We are so fortunate to have Olivia from OliviaIrene Photography back with us again this week to further discuss Lightroom. If you missed her previous post where she provide tips and insights into her workflow, you should definitely check it out here. This time around she is giving us some helpful resources to get you on your way. Thank you so much Olivia for this very informative post. I think I’ve got a little studying to do!
Last month, Kristina asked some of KK Groupies if we would be willing to write a guest post for her Moms Who Click blog, and I sort of, tentatively raised my hand and asked in a quiet voice, “Can I do a post about before/after edits using LR and what I’m learning?” (Secretly, I was hoping she would say, “NO! ARE YOU CRAZY?” but she didn’t. She said, “Yes! Sounds great.“ So now I’m stuck! But here goes.
Back in October I did a series of posts with before/after edits using Lightroom 4 and a little Photoshop CS6. You can see some of them here and here. I think I ended up with about 15 posts, not 31, but who’s really counting and keeping score? I learned more about both programs. And I’m still learning.
I’ve used LR for several years as an organizing tool. I used it mostly for importing images from my camera card, and I would do a few of the most obvious adjustments, mostly adjustments for white balance, exposure. Somewhere along the way, I learned that if you clicked on those little triangles at each end of the histogram and turned them “black,” then you had the image within the “correct” ranges for exposure, blacks, highlights, etc.
After a bit of playing with some sliders, I used the Ctrl-E shortcut and opened the images in CS6 to finish my editing by making additional adjustments in levels, hue/saturation, contrast, etc., running creative actions, or applying textures and veils and whatnot.
Now, after taking Kim’s Roundtrip Lightroom class, I’m learning even more.
But what I really want to do is share some of the resources that have been most helpful to me. These are not necessarily in any kind of order of preference, but just some that I go to for reference, instruction, and help:
Gavin Grough, The Photographer’s Workflow: A Practical Guide to Digital Post Production Using Lightroom 4. This e-book has been extremely helpful in setting up LR and establishing a workflow. His process has ten steps divided into two parts: planning and implementation. From this book, so far, I’ve taken away the importance of labeling, flagging, and naming files and folders. I still have a lot to learn. Included with the book are a set of 30 presets (still getting the hang of them) that are useful in the editing process.

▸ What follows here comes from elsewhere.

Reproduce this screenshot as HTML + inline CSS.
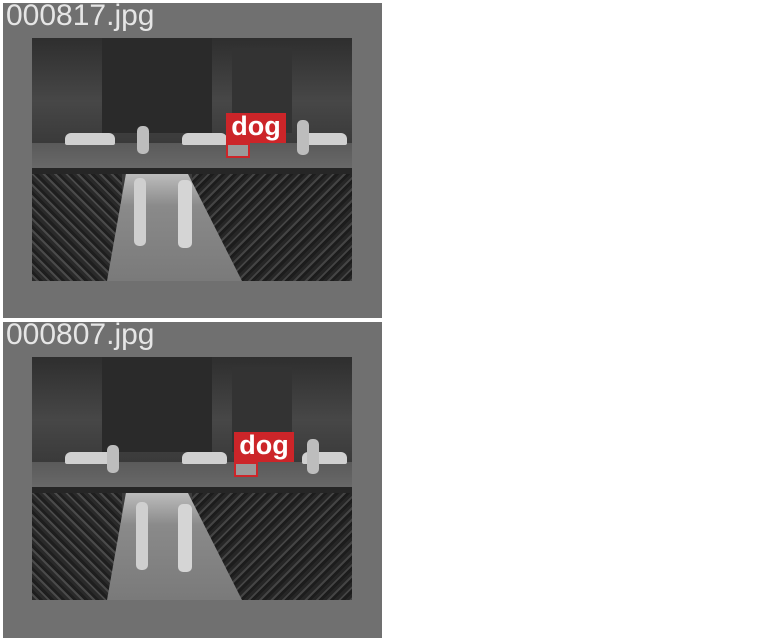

Sean McCormack, Essential Development: 20 Great Techniques for Lightroom4. If you haven’t discovered David de Chemin’s wonderful library of ebooks at www. craftandvision.com, you need to go there NOW! Where else can you buy quality photography guides for $5.00 each, and even get a couple free ones? I’ve just dabbled in this book, but from this book, I took a better understanding of how the histogram worked. Now, it has become one of the first tools I use when I process a photo in LR.
Kim Klassen’s Round Trip class. Kim’s class is wonderful—it is down to earth, easy to follow and basic. She introduces the student to the basics of LR beginning with organization. Now that is one of my pitfalls with LR (and with Bridge when I first used it). Now, I think I have a system that works for me: I import images into a folder for the year by DATE. Right now, I’m “reorganizing” my catalog by moving files into subfolders by MONTH. So my structure looks something like this:
>2013 (the year)
Each LR teacher will give you their system for organization, but you simply have to work out the best system that works for you.
David du Chemin also has a book where he takes you through his Lightroom process (and for the life of me I cannot find the book or think of the title!) His philosophy is that when we edit, we do not necessarily edit for “correctness” but for “vision”—our mental picture of what we want the final product to be. That, more than anything else, has guided me whenever I edit. I edit until it looks the way I want it to, the way I want it to tell the story.